If you use the function Now() Excel will tell you the current date and time. If A1 has the date you want to check:
=Now()-A1
Then format it to display how you want.
The above answers will give you the number of days since a given date. The OP asked for “days, months, years”, but that’s not well defined since different months are not the same length, and similarly different (calendar) years are not the same length. So if the OP really wants months and years, they need to clarify what they mean by that.
Dates and times in Excel confuse a lot of people because what’s going on under the hood is not obvious. And the various formatting options further mask the difference between the *value *Excel is actually dealing with versus what you see displayed on the screen in the cell.
I would never use NOW() to compare with a date. Use TODAY() instead. Other than that quibble the earlier advice is good as far as it goes.
If you (OP) want to understand, instead of just copying recipes blindly, let us know. Somebody will be happy to oblige.
Thinking it over, I don’t need that precision I suggested in my OP, just the value in years.
Once I do the TODAY subtract the starting year, that gives me the number of elapsed days, correct?
So I could just do another operation, where the number of elapsed days is divided by 365.25, round it to two decimal places, and that gives me the number I need.
(My data table has approx. 200 dates in it, and I don’t need exact precision (Years, months, days) for every single one.)

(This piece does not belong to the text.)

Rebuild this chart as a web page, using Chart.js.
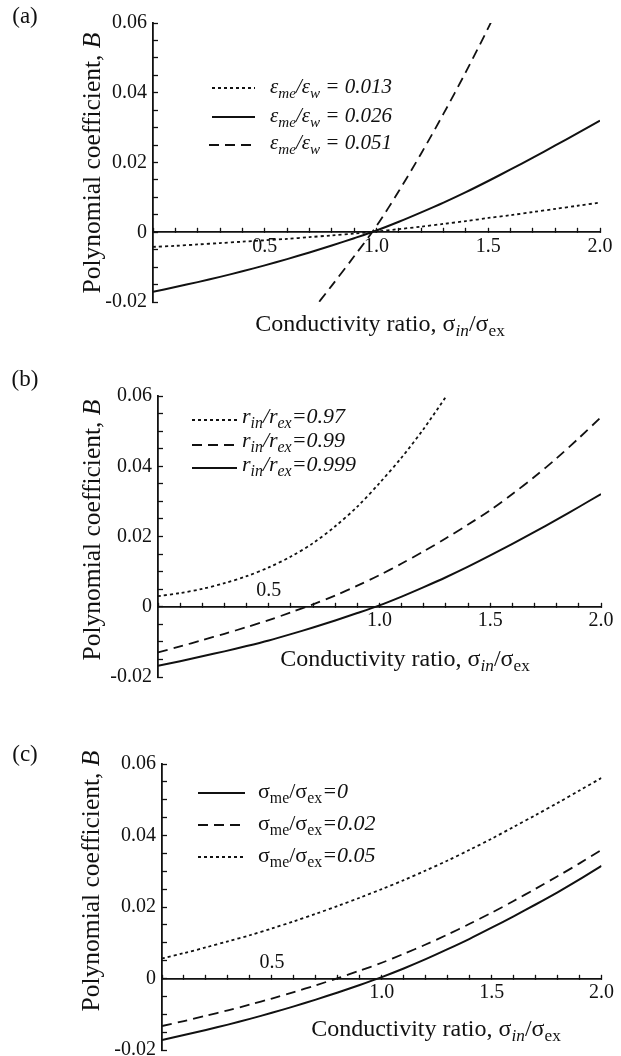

Dates in Excel are stored as the decimal number of days since 12/31/1899, where 0:00 on 1/1/1900 = 1. The decimal part is fractions of a day, so for example 1/24 = 1 hour.
You can do date arithmetic with dates in Excel, but if you try to display a negative number as a date Excel will barf and your cell will fill with “#” signs.
In your case, the advice above is to use the TODAY function, which will give the date value for the current date. If you subtract your other date from TODAY, the result is a decimal number that gives the number of days elapsed. You can use various functions to display that difference in days/months/years. Here is one option:
=TEXT(TODAY()-A1,“d ““days”” m ““months”” y ““years”””)
DATEDIF referenced in a post above also works although it is included for compatibility with old Lotus 1-2-3 files and does seem to have a known issue.
You don’t need to do all that; you can let Excel do it for you:
=TEXT(TODAY()-A1,“y ““years”””)
The difference is that TODAY gives only the integer portion which will only tell you what day it is, and NOW gives the full decimal version which also tells you what time it is.
Go here and scroll down to the section on “Converting… calendar date to Julian day number.” There is a formula there that outputs the day number given the year, month, and day, even if the year is in the 17th century. Then you can subtract.
Once it gets to be after 12:00 noon on any day, the fractional part of any subtraction or addition involving a pure date (i.e. an integer) and NOW() will have a fractional part > 0.5. Now introduce some rounding in further calculations and you’re off by a day. Oops.
Given how little people understand the fundamentals of how dates, times, and datetimes are stored and formatted, randomly throwing ever-changing fractions between 0.00000001 and 0.9999999 into the stew is just asking for errors.
That’s why you use TODAY() instead of NOW() when your values are pure dates.